Sounding more and more like their roundup plan. Create roundup and plants that are roundup resistant.

Next create virusup and bees that are virusup resistant.

I don't trust that company at all. Course I don't use chemicals in my hives so just "Stay away from me Monsanto"

Mav


----------



## mnn2501 (Apr 2, 2008)

I see nothing but trouble and lawsuits out of this.


----------



## alleyyooper (Apr 22, 2005)

I don't see any goverment intervention on the peoples behalf when it comes to Monsanto.
They (Monsanto) have all the major parties GOPig heads, DEMeat heads and the TEA bags covered with camapin money including some judges at the federal leveal.
They have lost a few cases which they will probably win in appeal.

 Al


----------



## Michael W. Smith (Jun 2, 2002)

Hmmm - maybe Monsanto's main plan is to study plant and insect pollination - and to find a way to genetically alter plants so that don't need insects and pollinate on their own?

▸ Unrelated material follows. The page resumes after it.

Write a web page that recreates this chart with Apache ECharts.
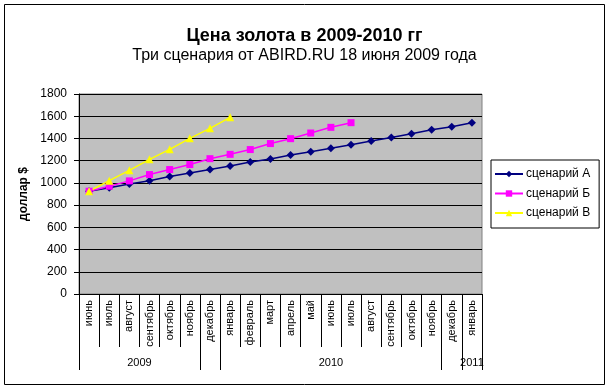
<!DOCTYPE html>
<html><head><meta charset="utf-8">
<script src="https://cdn.jsdelivr.net/npm/echarts@6/dist/echarts.min.js"></script>
<style>html,body{margin:0;padding:0;background:#fff}#c{width:609px;height:389px}</style>
</head><body><div id="c"></div>
<script>
const months = ['июнь','июль','август','сентябрь','октябрь','ноябрь','декабрь','январь','февраль','март','апрель','май','июнь','июль','август','сентябрь','октябрь','ноябрь','декабрь','январь'];
const yearLabels = ['','','2009','','','','','','','','','','2010','','','','','','','2011'];
const yearTickIdx = [0, 6, 7, 18, 19];
const seriesNames = ['сценарий А','сценарий Б','сценарий В'];
const scenarioA = [925, 957, 990, 1020, 1058, 1090, 1120, 1152, 1188, 1216, 1250, 1281, 1311, 1344, 1377, 1408, 1443, 1478, 1506, 1542];
const scenarioB = [925, 970, 1018, 1075, 1120, 1165, 1218, 1257, 1300, 1354, 1398, 1449, 1500, 1542];
const scenarioC = [925, 1020, 1113, 1212, 1302, 1401, 1491, 1590];
const yTicks = [0, 200, 400, 600, 800, 1000, 1200, 1400, 1600, 1800];

const FONT = '"Liberation Sans", Arial, sans-serif';
const chart = echarts.init(document.getElementById('c'));
chart.setOption({
  animation: false,
  backgroundColor: '#fff',
  textStyle: { fontFamily: FONT, color: '#000' },
  title: {
    text: 'Цена золота в 2009-2010 гг',
    subtext: 'Три сценария от ABIRD.RU 18 июня 2009 года',
    left: 'center', top: 22, itemGap: 3,
    textStyle: { fontFamily: FONT, fontSize: 18, fontWeight: 'bold', color: '#000' },
    subtextStyle: { fontFamily: FONT, fontSize: 16, color: '#000' }
  },
  graphic: [{
    type: 'rect', shape: { x: 4.5, y: 4.5, width: 600, height: 380 },
    style: { fill: 'none', stroke: '#000', lineWidth: 1 }, silent: true, z: 100
  }],
  legend: {
    orient: 'vertical', left: 491, top: 160,
    data: seriesNames,
    itemWidth: 28, itemHeight: 8, itemGap: 7.5,
    padding: [8, 9, 9, 3],
    borderColor: '#000', borderWidth: 1,
    textStyle: { fontFamily: FONT, fontSize: 12, lineHeight: 12, color: '#000', padding: [0, 0, 0, -2] }
  },
  grid: {
    left: 79, top: 94, right: 127, bottom: 95,
    show: true, backgroundColor: '#C0C0C0', borderColor: '#808080', borderWidth: 1
  },
  xAxis: [{
    type: 'category', data: months, boundaryGap: true, position: 'bottom',
    axisLine: { lineStyle: { color: '#000', width: 1 } },
    axisTick: { show: true, length: 53, interval: 0, lineStyle: { color: '#000' } },
    axisLabel: { interval: 0, rotate: 90, margin: 6, fontSize: 11, color: '#000', fontFamily: FONT },
    splitLine: { show: false }
  }, {
    type: 'category', data: yearLabels, boundaryGap: true, position: 'bottom', offset: 53,
    axisLine: { show: false },
    axisTick: { show: true, length: 23, interval: (i) => yearTickIdx.indexOf(i) >= 0, lineStyle: { color: '#000' } },
    axisLabel: {
      interval: 0, margin: 10, fontSize: 11, color: '#000', fontFamily: FONT,
      formatter: (v) => v === '2009' ? '{s|' + v + '}' : v,
      rich: { s: { fontSize: 11, fontFamily: FONT, color: '#000', padding: [0, 0, 0, 20] } }
    },
    splitLine: { show: false }
  }],
  yAxis: {
    type: 'value', min: 0, max: 1800, interval: 200,
    name: 'доллар $', nameLocation: 'middle', nameGap: 41, nameRotate: 90,
    nameTextStyle: { fontFamily: FONT, fontSize: 12, fontWeight: 'bold', color: '#000' },
    axisLine: { show: true, lineStyle: { color: '#000' } },
    axisTick: { show: true, length: 5, lineStyle: { color: '#000' } },
    axisLabel: { margin: 12, fontSize: 12, color: '#000', fontFamily: FONT, formatter: (v) => yTicks.indexOf(v) >= 0 ? String(v) : '' },
    splitLine: { show: true, lineStyle: { color: '#000', width: 1 } }
  },
  series: [{
    name: seriesNames[0], type: 'line', data: scenarioA,
    symbol: 'diamond', symbolSize: 8, showAllSymbol: true,
    lineStyle: { color: '#000080', width: 1.5 }, itemStyle: { color: '#000080' }
  }, {
    name: seriesNames[1], type: 'line', data: scenarioB,
    symbol: 'rect', symbolSize: 7, showAllSymbol: true,
    lineStyle: { color: '#FF00FF', width: 1.5 }, itemStyle: { color: '#FF00FF' }
  }, {
    name: seriesNames[2], type: 'line', data: scenarioC,
    symbol: 'triangle', symbolSize: 8, showAllSymbol: true,
    lineStyle: { color: '#FFFF00', width: 1.5 }, itemStyle: { color: '#FFFF00' }
  }]
});
</script></body></html>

At any rate, I don't see any good coming out of this.


----------



## mare (Aug 31, 2006)

Michael W. Smith said:


> Hmmm - maybe Monsanto's main plan is to study plant and insect pollination - and to find a way to genetically alter plants so that don't need insects and pollinate on their own?
> 
> At any rate, I don't see any good coming out of this.



i agree, dont think this is a good thing either


----------



## Capt Quirk (Sep 24, 2011)

I'm with you guys, I sense ulterior motives that screw us, and up their profits. I wish they would just go back to building the Homes Of The Future.


----------



## xbeeman412 (May 10, 2002)

BAD BAD!!!

Monsanto and Walmart arent Your friend.


----------